Dataset entries

● ● ● ● ● ● ●

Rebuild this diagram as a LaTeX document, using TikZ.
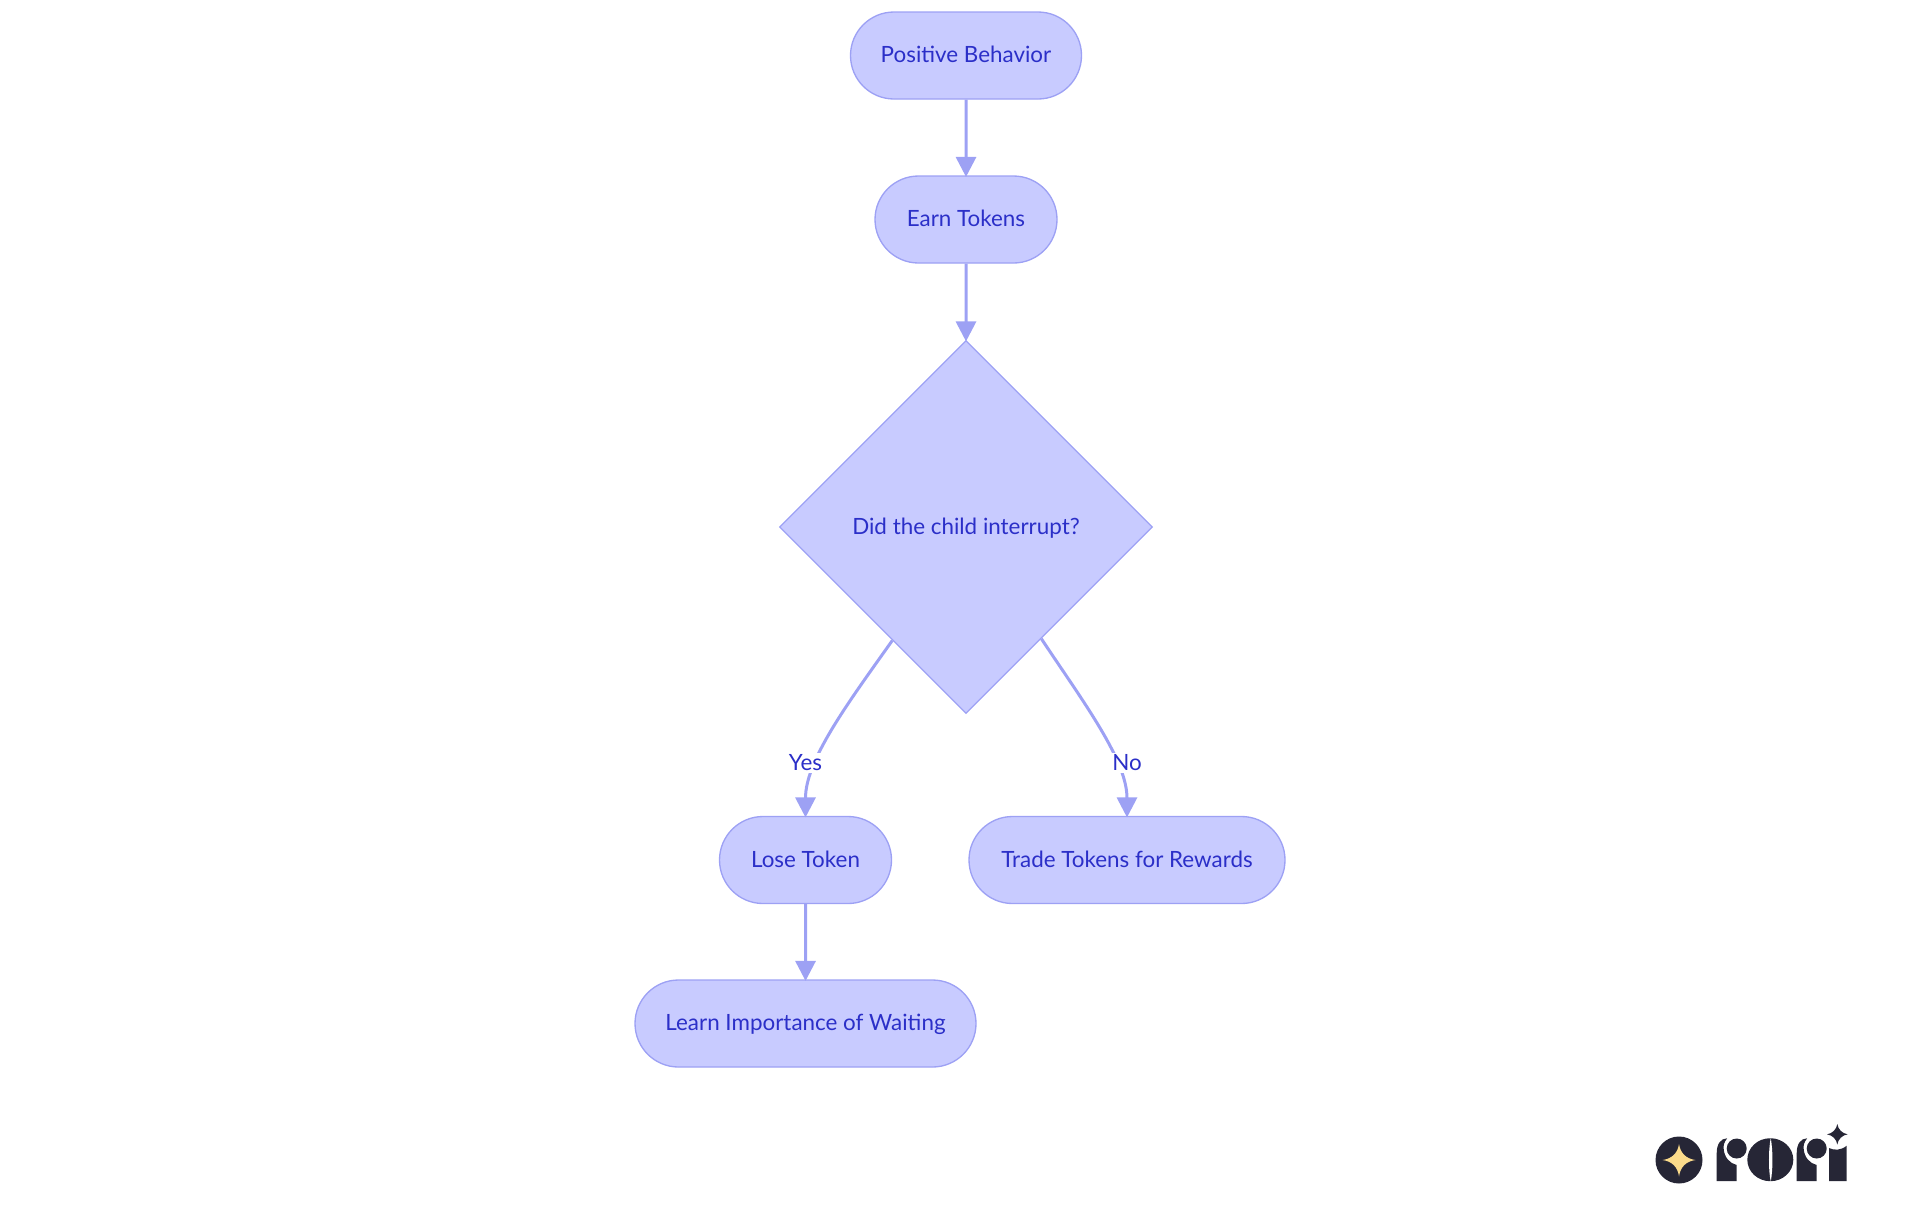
\documentclass[tikz,border=0pt]{standalone}
\usepackage{fontspec}
\setmainfont{Lato}
\usetikzlibrary{arrows.meta,shapes.geometric,shapes.misc}
\definecolor{nodefill}{HTML}{C8CBFF}
\definecolor{nodeline}{HTML}{9DA1F4}
\definecolor{nodetext}{HTML}{2B2FC8}
\definecolor{logodark}{HTML}{262636}
\definecolor{logostar}{HTML}{FBDB8B}
\tikzset{
  labelfont/.style={text=nodetext,font=\fontsize{16.8}{20}\selectfont,text height=13.1pt,text depth=2.6pt},
  pill/.style={rounded rectangle,draw=nodeline,fill=nodefill,line width=1pt,labelfont,minimum height=65.25pt,inner xsep=0pt,inner ysep=0pt},
  choice/.style={diamond,draw=nodeline,fill=nodefill,line width=1pt,labelfont,minimum width=279.75pt,minimum height=279.75pt,inner sep=0pt},
  edge/.style={draw=nodeline,line width=2.25pt,shorten >=-1.2pt,-{Triangle[length=15pt,width=15pt]}},
  elabel/.style={fill=white,labelfont,inner xsep=0.5pt,inner ysep=0pt},
  logor/.pic={
    \fill[logodark] (0,0) -- (0,-28) .. controls (0,-37) and (4,-42.7) .. (10.5,-42.7)
      .. controls (7.5,-39) and (6.5,-36) .. (7,-32) .. controls (7.5,-24) and (13,-17.5) .. (20,-16)
      -- (20,0) -- cycle;
    \fill[logodark] (20,-32.5) circle (10);
  }
}
\begin{document}
\begin{tikzpicture}[x=0.75pt,y=-0.75pt]
\useasboundingbox (0,0) rectangle (1920,1215);
\node[pill,minimum width=173.25pt] (pb) at (966,55.5) {Positive Behavior};
\node[pill,minimum width=136.5pt] (et) at (966,219.5) {Earn Tokens};
\node[choice] (dc) at (966,527) {Did the child interrupt?};
\node[pill,minimum width=129pt] (lt) at (805.5,860) {Lose Token};
\node[pill,minimum width=237pt] (tr) at (1127,860) {Trade Tokens for Rewards};
\node[pill,minimum width=255.75pt] (li) at (805.5,1023.5) {Learn Importance of Waiting};
\draw[edge] (pb) -- (et);
\draw[edge] (et) -- (dc.north);
\draw[edge] (dc.-123.3) .. controls (848,703) and (805.5,760) .. (lt.north);
\draw[edge] (dc.-56.7) .. controls (1084,703) and (1127,760) .. (tr.north);
\draw[edge] (lt) -- (li);
\node[elabel] (yes) at (805.5,763) {Yes};
\node[elabel] (no) at (1127,763) {No};
% logo
\fill[logodark] (1679,1160) circle (23.5);
\fill[logostar] (1679,1144) .. controls (1680.3,1153) and (1686,1158.7) .. (1695.5,1160) .. controls (1686,1161.3) and (1680.3,1167) .. (1679,1176.5) .. controls (1677.7,1167) and (1672,1161.3) .. (1662.5,1160) .. controls (1672,1158.7) and (1677.7,1153) .. (1679,1144) -- cycle;
\pic at (1716.7,1181) {logor};
\fill[logodark] (1770.3,1159.7) ellipse [x radius=23, y radius=21.5];
\fill[white] (1770.7,1138) .. controls (1773,1150) and (1773,1170) .. (1770.7,1181.5) .. controls (1768.4,1170) and (1768.4,1150) .. (1770.7,1138) -- cycle;
\pic at (1796.7,1181) {logor};
\fill[logodark] (1829,1181) -- (1829,1148) .. controls (1834,1150.5) and (1841,1150.5) .. (1846.7,1145.7) -- (1846.7,1181) -- cycle;
\fill[logodark] (1837.3,1124) .. controls (1838.2,1129.5) and (1842.2,1133.4) .. (1847.6,1134.3) .. controls (1842.2,1135.2) and (1838.2,1139) .. (1837.3,1144.5) .. controls (1836.4,1139) and (1832.4,1135.2) .. (1827,1134.3) .. controls (1832.4,1133.4) and (1836.4,1129.5) .. (1837.3,1124) -- cycle;
\end{tikzpicture}
\end{document}
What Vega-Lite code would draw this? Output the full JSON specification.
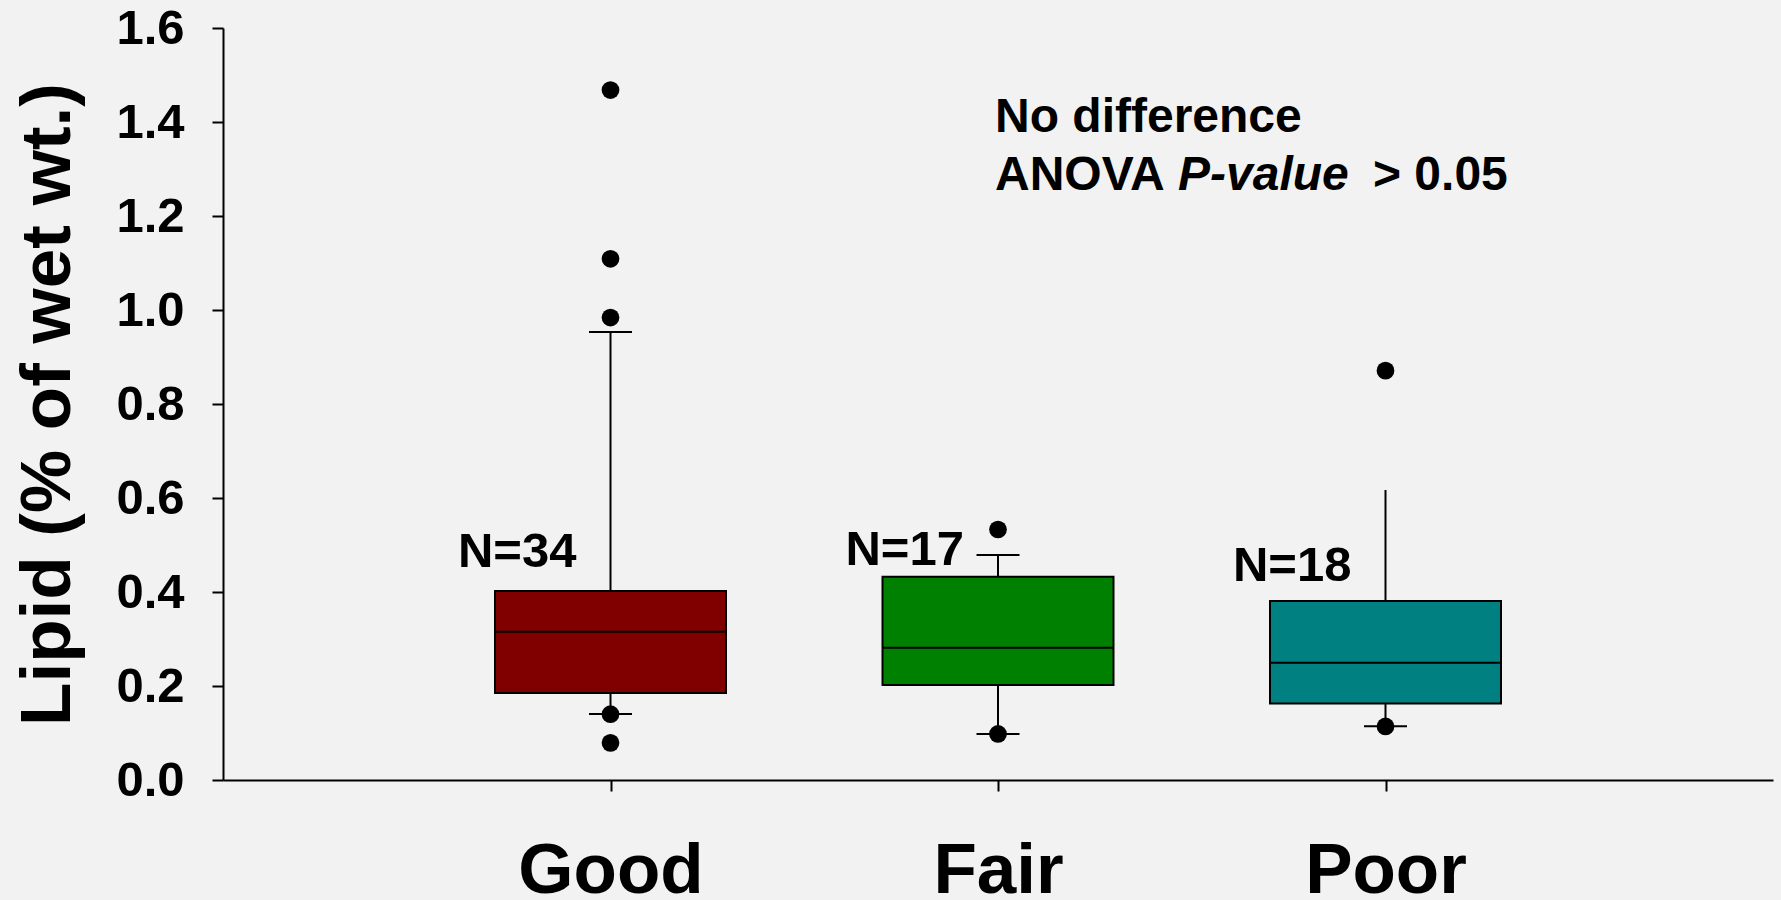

● ● ● ● ● ● ●

■ REQUIRED WORK
Repeat each entry above word for word, leaving every picture out.

■ OUTPUT BELOW
Rebuild this diagram as a LaTeX document, using TikZ.
\documentclass[tikz,border=0pt]{standalone}
\usepackage{fontspec}
\setmainfont{Lato}
\usetikzlibrary{arrows.meta,shapes.geometric,shapes.misc}
\definecolor{nodefill}{HTML}{C8CBFF}
\definecolor{nodeline}{HTML}{9DA1F4}
\definecolor{nodetext}{HTML}{2B2FC8}
\definecolor{logodark}{HTML}{262636}
\definecolor{logostar}{HTML}{FBDB8B}
\tikzset{
  labelfont/.style={text=nodetext,font=\fontsize{16.8}{20}\selectfont,text height=13.1pt,text depth=2.6pt},
  pill/.style={rounded rectangle,draw=nodeline,fill=nodefill,line width=1pt,labelfont,minimum height=65.25pt,inner xsep=0pt,inner ysep=0pt},
  choice/.style={diamond,draw=nodeline,fill=nodefill,line width=1pt,labelfont,minimum width=279.75pt,minimum height=279.75pt,inner sep=0pt},
  edge/.style={draw=nodeline,line width=2.25pt,shorten >=-1.2pt,-{Triangle[length=15pt,width=15pt]}},
  elabel/.style={fill=white,labelfont,inner xsep=0.5pt,inner ysep=0pt},
  logor/.pic={
    \fill[logodark] (0,0) -- (0,-28) .. controls (0,-37) and (4,-42.7) .. (10.5,-42.7)
      .. controls (7.5,-39) and (6.5,-36) .. (7,-32) .. controls (7.5,-24) and (13,-17.5) .. (20,-16)
      -- (20,0) -- cycle;
    \fill[logodark] (20,-32.5) circle (10);
  }
}
\begin{document}
\begin{tikzpicture}[x=0.75pt,y=-0.75pt]
\useasboundingbox (0,0) rectangle (1920,1215);
\node[pill,minimum width=173.25pt] (pb) at (966,55.5) {Positive Behavior};
\node[pill,minimum width=136.5pt] (et) at (966,219.5) {Earn Tokens};
\node[choice] (dc) at (966,527) {Did the child interrupt?};
\node[pill,minimum width=129pt] (lt) at (805.5,860) {Lose Token};
\node[pill,minimum width=237pt] (tr) at (1127,860) {Trade Tokens for Rewards};
\node[pill,minimum width=255.75pt] (li) at (805.5,1023.5) {Learn Importance of Waiting};
\draw[edge] (pb) -- (et);
\draw[edge] (et) -- (dc.north);
\draw[edge] (dc.-123.3) .. controls (848,703) and (805.5,760) .. (lt.north);
\draw[edge] (dc.-56.7) .. controls (1084,703) and (1127,760) .. (tr.north);
\draw[edge] (lt) -- (li);
\node[elabel] (yes) at (805.5,763) {Yes};
\node[elabel] (no) at (1127,763) {No};
% logo
\fill[logodark] (1679,1160) circle (23.5);
\fill[logostar] (1679,1144) .. controls (1680.3,1153) and (1686,1158.7) .. (1695.5,1160) .. controls (1686,1161.3) and (1680.3,1167) .. (1679,1176.5) .. controls (1677.7,1167) and (1672,1161.3) .. (1662.5,1160) .. controls (1672,1158.7) and (1677.7,1153) .. (1679,1144) -- cycle;
\pic at (1716.7,1181) {logor};
\fill[logodark] (1770.3,1159.7) ellipse [x radius=23, y radius=21.5];
\fill[white] (1770.7,1138) .. controls (1773,1150) and (1773,1170) .. (1770.7,1181.5) .. controls (1768.4,1170) and (1768.4,1150) .. (1770.7,1138) -- cycle;
\pic at (1796.7,1181) {logor};
\fill[logodark] (1829,1181) -- (1829,1148) .. controls (1834,1150.5) and (1841,1150.5) .. (1846.7,1145.7) -- (1846.7,1181) -- cycle;
\fill[logodark] (1837.3,1124) .. controls (1838.2,1129.5) and (1842.2,1133.4) .. (1847.6,1134.3) .. controls (1842.2,1135.2) and (1838.2,1139) .. (1837.3,1144.5) .. controls (1836.4,1139) and (1832.4,1135.2) .. (1827,1134.3) .. controls (1832.4,1133.4) and (1836.4,1129.5) .. (1837.3,1124) -- cycle;
\end{tikzpicture}
\end{document}
What Vega-Lite code would draw this? Output the full JSON specification.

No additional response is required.